▶ **What to work on**:
Extract the full listing verbatim and drop any pictures from your copy.

▶ **Data to use**:
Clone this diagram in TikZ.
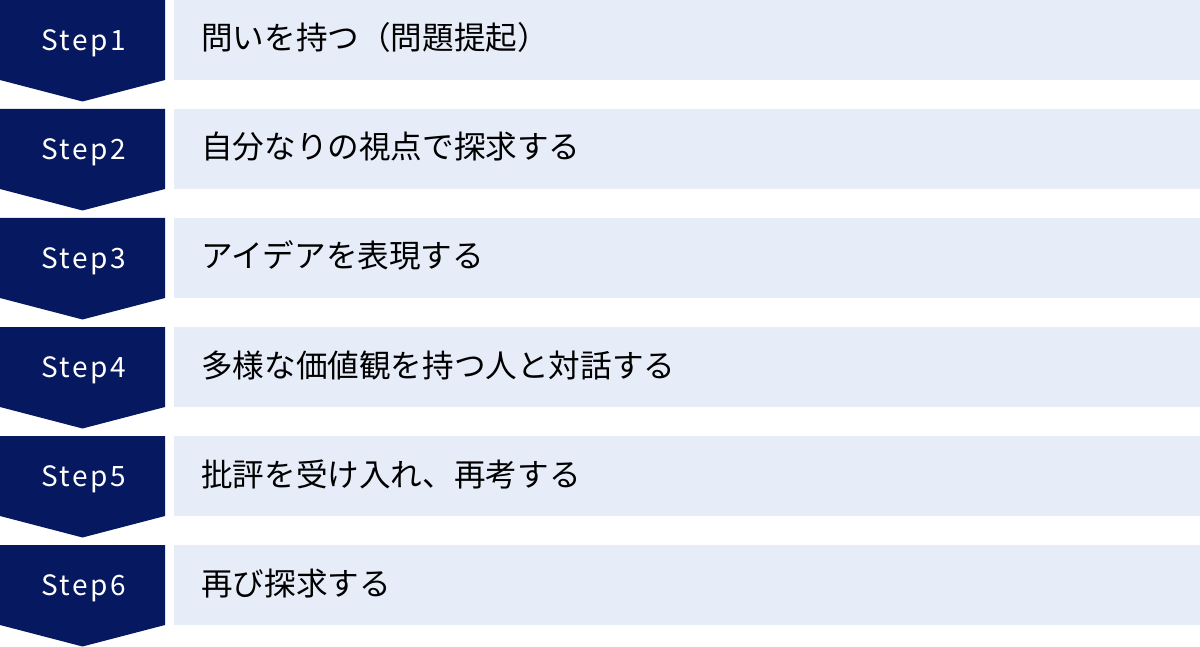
\documentclass[tikz,border=0pt]{standalone}
\usepackage{fontspec}
\setmainfont{Noto Sans CJK JP}
\newfontfamily\stepfont[LetterSpace=9]{Noto Sans CJK JP}
\definecolor{navy}{HTML}{06185F}
\definecolor{lightbg}{HTML}{E6ECF8}
\begin{document}
\begin{tikzpicture}[x=1pt,y=-1pt,
  chev/.style={fill=navy,draw=none},
  lbox/.style={fill=lightbg,draw=none},
  steplbl/.style={text=white,font=\stepfont\fontsize{28}{30}\selectfont,inner sep=0pt,anchor=base},
  desc/.style={text=black,font=\fontsize{31.6}{34}\selectfont,inner sep=0pt,anchor=base west}]
\useasboundingbox (0,0) rectangle (1200,647);
\foreach \i/\t in {1/{問いを持つ（問題提起）},2/{自分なりの視点で探求する},3/{アイデアを表現する},4/{多様な価値観を持つ人と対話する},5/{批評を受け入れ、再考する},6/{再び探求する}}{
  \pgfmathsetmacro{\top}{(\i-1)*109}
  \fill[chev] (0,\top) -- (165,\top) -- (165,\top+80) -- (82.5,\top+101.5) -- (0,\top+80) -- cycle;
  \fill[lbox] (174,\top) rectangle (1200,\top+80);
  \node[steplbl] (s\i) at (83.5,\top+50.5) {Step\i};
  \node[desc] (d\i) at (201,\top+50) {\t};
}
\end{tikzpicture}
\end{document}
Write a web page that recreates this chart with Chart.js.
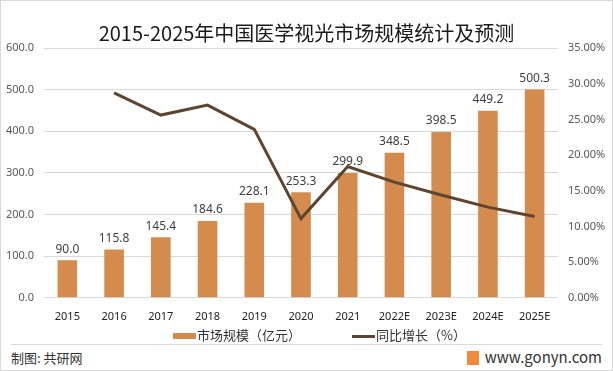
<!DOCTYPE html>
<html>
<head>
<meta charset="utf-8">
<script src="https://cdn.jsdelivr.net/npm/chart.js@4"></script>
<style>
  body { margin: 0; background: #fff; font-family: "Noto Sans CJK SC", sans-serif; }
  #wrap { position: relative; width: 611px; height: 369px; border: 1px solid #d9d9d9; overflow: hidden; }
  #title { position: absolute; left: 0; top: 17px; width: 611px; text-align: center; font-size: 20px; color: #1a1a1a; }
  #box { position: absolute; left: 0; top: 0; width: 611px; height: 334px; }
  #legend { position: absolute; left: 172px; top: 324px; font-size: 13px; color: #333; white-space: nowrap; }
  #legend span.sw { display: inline-block; width: 23px; vertical-align: middle; margin-right: 1px; }
  #sep { position: absolute; left: 10px; right: 10px; top: 343px; border-top: 1px solid #d9d9d9; }
  #src { position: absolute; left: 10px; top: 347px; font-size: 13px; color: #333; }
  #site { position: absolute; right: 10px; top: 345px; font-size: 15px; color: #333; }
  #logo { display: inline-block; width: 12px; height: 14px; background: #f08a3c; vertical-align: -2px; margin-right: 6px; }
</style>
</head>
<body>
<div id="wrap">
  <div id="box"><canvas id="myChart"></canvas></div>
  <div id="title">2015-2025年中国医学视光市场规模统计及预测</div>
  <div id="legend"></div>
  <div id="sep"></div>
  <div id="src">制图: 共研网</div>
  <div id="site"><span id="logo"></span>www.gonyn.com</div>
</div>
<script>
var years = ["2015", "2016", "2017", "2018", "2019", "2020", "2021", "2022E", "2023E", "2024E", "2025E"];
var marketSize = [90.0, 115.8, 145.4, 184.6, 228.1, 253.3, 299.9, 348.5, 398.5, 449.2, 500.3];
var growth = [null, 28.7, 25.6, 27.0, 23.6, 11.1, 18.4, 16.2, 14.4, 12.7, 11.4];

var barColor = "#d48b4e";
var lineColor = "#5e4530";

// value labels above the bars
var barLabels = {
  id: "barLabels",
  afterDatasetsDraw: function (chart) {
    var ctx = chart.ctx;
    var meta = chart.getDatasetMeta(0);
    ctx.save();
    ctx.font = "12px 'Noto Sans', sans-serif";
    ctx.fillStyle = "#404040";
    ctx.textAlign = "center";
    ctx.textBaseline = "bottom";
    meta.data.forEach(function (bar, i) {
      ctx.fillText(marketSize[i].toFixed(1), bar.x, bar.y - 5);
    });
    ctx.restore();
  }
};

var ctx = document.getElementById("myChart").getContext("2d");
var chart = new Chart(ctx, {
  type: "bar",
  data: {
    labels: years,
    datasets: [
      {
        label: "市场规模（亿元）",
        data: marketSize,
        backgroundColor: barColor,
        barPercentage: 0.42,
        categoryPercentage: 1,
        yAxisID: "y",
        order: 2
      },
      {
        type: "line",
        label: "同比增长（%）",
        data: growth,
        borderColor: lineColor,
        backgroundColor: lineColor,
        borderWidth: 3,
        pointRadius: 0,
        tension: 0,
        yAxisID: "y1",
        order: 1
      }
    ]
  },
  options: {
    responsive: true,
    maintainAspectRatio: false,
    animation: false,
    layout: { padding: { top: 47, bottom: 0 } },
    plugins: {
      tooltip: { enabled: false },
      legend: { display: false }
    },
    scales: {
      x: {
        grid: { display: false, drawTicks: false },
        border: { display: false },
        ticks: { color: "#222", font: { size: 11, family: "'Noto Sans'" }, padding: 12 }
      },
      y: {
        position: "left",
        min: 0,
        max: 600,
        afterFit: function (s) { s.width = 43; },
        grid: { color: "#d9d9d9", drawTicks: false },
        border: { display: false },
        ticks: {
          stepSize: 100,
          padding: 10,
          color: "#595959",
          font: { size: 11, family: "'Noto Sans'" },
          callback: function (v) { return v.toFixed(1); }
        }
      },
      y1: {
        position: "right",
        min: 0,
        max: 35,
        afterFit: function (s) { s.width = 54; },
        grid: { display: false, drawTicks: false },
        border: { display: false },
        ticks: {
          stepSize: 5,
          padding: 10,
          color: "#595959",
          font: { size: 11, family: "'Noto Sans'" },
          callback: function (v) { return v.toFixed(2) + "%"; }
        }
      }
    }
  },
  plugins: [barLabels]
});

// legend built from the chart's datasets
var lg = document.getElementById("legend");
chart.data.datasets.forEach(function (ds, i) {
  var h = ds.type === "line" ? 3 : 6;
  lg.innerHTML += '<span class="sw" style="height:' + h + 'px;background:' + ds.backgroundColor + '"></span>' +
    '<span style="margin-right:' + (i === 0 ? 51 : 0) + 'px">' + ds.label + '</span>';
});
</script>
</body>
</html>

▶ **Output for this exercise**:
Clone this diagram in TikZ.
\documentclass[tikz,border=0pt]{standalone}
\usepackage{fontspec}
\setmainfont{Noto Sans CJK JP}
\newfontfamily\stepfont[LetterSpace=9]{Noto Sans CJK JP}
\definecolor{navy}{HTML}{06185F}
\definecolor{lightbg}{HTML}{E6ECF8}
\begin{document}
\begin{tikzpicture}[x=1pt,y=-1pt,
  chev/.style={fill=navy,draw=none},
  lbox/.style={fill=lightbg,draw=none},
  steplbl/.style={text=white,font=\stepfont\fontsize{28}{30}\selectfont,inner sep=0pt,anchor=base},
  desc/.style={text=black,font=\fontsize{31.6}{34}\selectfont,inner sep=0pt,anchor=base west}]
\useasboundingbox (0,0) rectangle (1200,647);
\foreach \i/\t in {1/{問いを持つ（問題提起）},2/{自分なりの視点で探求する},3/{アイデアを表現する},4/{多様な価値観を持つ人と対話する},5/{批評を受け入れ、再考する},6/{再び探求する}}{
  \pgfmathsetmacro{\top}{(\i-1)*109}
  \fill[chev] (0,\top) -- (165,\top) -- (165,\top+80) -- (82.5,\top+101.5) -- (0,\top+80) -- cycle;
  \fill[lbox] (174,\top) rectangle (1200,\top+80);
  \node[steplbl] (s\i) at (83.5,\top+50.5) {Step\i};
  \node[desc] (d\i) at (201,\top+50) {\t};
}
\end{tikzpicture}
\end{document}
Write a web page that recreates this chart with Chart.js.
<!DOCTYPE html>
<html>
<head>
<meta charset="utf-8">
<script src="https://cdn.jsdelivr.net/npm/chart.js@4"></script>
<style>
  body { margin: 0; background: #fff; font-family: "Noto Sans CJK SC", sans-serif; }
  #wrap { position: relative; width: 611px; height: 369px; border: 1px solid #d9d9d9; overflow: hidden; }
  #title { position: absolute; left: 0; top: 17px; width: 611px; text-align: center; font-size: 20px; color: #1a1a1a; }
  #box { position: absolute; left: 0; top: 0; width: 611px; height: 334px; }
  #legend { position: absolute; left: 172px; top: 324px; font-size: 13px; color: #333; white-space: nowrap; }
  #legend span.sw { display: inline-block; width: 23px; vertical-align: middle; margin-right: 1px; }
  #sep { position: absolute; left: 10px; right: 10px; top: 343px; border-top: 1px solid #d9d9d9; }
  #src { position: absolute; left: 10px; top: 347px; font-size: 13px; color: #333; }
  #site { position: absolute; right: 10px; top: 345px; font-size: 15px; color: #333; }
  #logo { display: inline-block; width: 12px; height: 14px; background: #f08a3c; vertical-align: -2px; margin-right: 6px; }
</style>
</head>
<body>
<div id="wrap">
  <div id="box"><canvas id="myChart"></canvas></div>
  <div id="title">2015-2025年中国医学视光市场规模统计及预测</div>
  <div id="legend"></div>
  <div id="sep"></div>
  <div id="src">制图: 共研网</div>
  <div id="site"><span id="logo"></span>www.gonyn.com</div>
</div>
<script>
var years = ["2015", "2016", "2017", "2018", "2019", "2020", "2021", "2022E", "2023E", "2024E", "2025E"];
var marketSize = [90.0, 115.8, 145.4, 184.6, 228.1, 253.3, 299.9, 348.5, 398.5, 449.2, 500.3];
var growth = [null, 28.7, 25.6, 27.0, 23.6, 11.1, 18.4, 16.2, 14.4, 12.7, 11.4];

var barColor = "#d48b4e";
var lineColor = "#5e4530";

// value labels above the bars
var barLabels = {
  id: "barLabels",
  afterDatasetsDraw: function (chart) {
    var ctx = chart.ctx;
    var meta = chart.getDatasetMeta(0);
    ctx.save();
    ctx.font = "12px 'Noto Sans', sans-serif";
    ctx.fillStyle = "#404040";
    ctx.textAlign = "center";
    ctx.textBaseline = "bottom";
    meta.data.forEach(function (bar, i) {
      ctx.fillText(marketSize[i].toFixed(1), bar.x, bar.y - 5);
    });
    ctx.restore();
  }
};

var ctx = document.getElementById("myChart").getContext("2d");
var chart = new Chart(ctx, {
  type: "bar",
  data: {
    labels: years,
    datasets: [
      {
        label: "市场规模（亿元）",
        data: marketSize,
        backgroundColor: barColor,
        barPercentage: 0.42,
        categoryPercentage: 1,
        yAxisID: "y",
        order: 2
      },
      {
        type: "line",
        label: "同比增长（%）",
        data: growth,
        borderColor: lineColor,
        backgroundColor: lineColor,
        borderWidth: 3,
        pointRadius: 0,
        tension: 0,
        yAxisID: "y1",
        order: 1
      }
    ]
  },
  options: {
    responsive: true,
    maintainAspectRatio: false,
    animation: false,
    layout: { padding: { top: 47, bottom: 0 } },
    plugins: {
      tooltip: { enabled: false },
      legend: { display: false }
    },
    scales: {
      x: {
        grid: { display: false, drawTicks: false },
        border: { display: false },
        ticks: { color: "#222", font: { size: 11, family: "'Noto Sans'" }, padding: 12 }
      },
      y: {
        position: "left",
        min: 0,
        max: 600,
        afterFit: function (s) { s.width = 43; },
        grid: { color: "#d9d9d9", drawTicks: false },
        border: { display: false },
        ticks: {
          stepSize: 100,
          padding: 10,
          color: "#595959",
          font: { size: 11, family: "'Noto Sans'" },
          callback: function (v) { return v.toFixed(1); }
        }
      },
      y1: {
        position: "right",
        min: 0,
        max: 35,
        afterFit: function (s) { s.width = 54; },
        grid: { display: false, drawTicks: false },
        border: { display: false },
        ticks: {
          stepSize: 5,
          padding: 10,
          color: "#595959",
          font: { size: 11, family: "'Noto Sans'" },
          callback: function (v) { return v.toFixed(2) + "%"; }
        }
      }
    }
  },
  plugins: [barLabels]
});

// legend built from the chart's datasets
var lg = document.getElementById("legend");
chart.data.datasets.forEach(function (ds, i) {
  var h = ds.type === "line" ? 3 : 6;
  lg.innerHTML += '<span class="sw" style="height:' + h + 'px;background:' + ds.backgroundColor + '"></span>' +
    '<span style="margin-right:' + (i === 0 ? 51 : 0) + 'px">' + ds.label + '</span>';
});
</script>
</body>
</html>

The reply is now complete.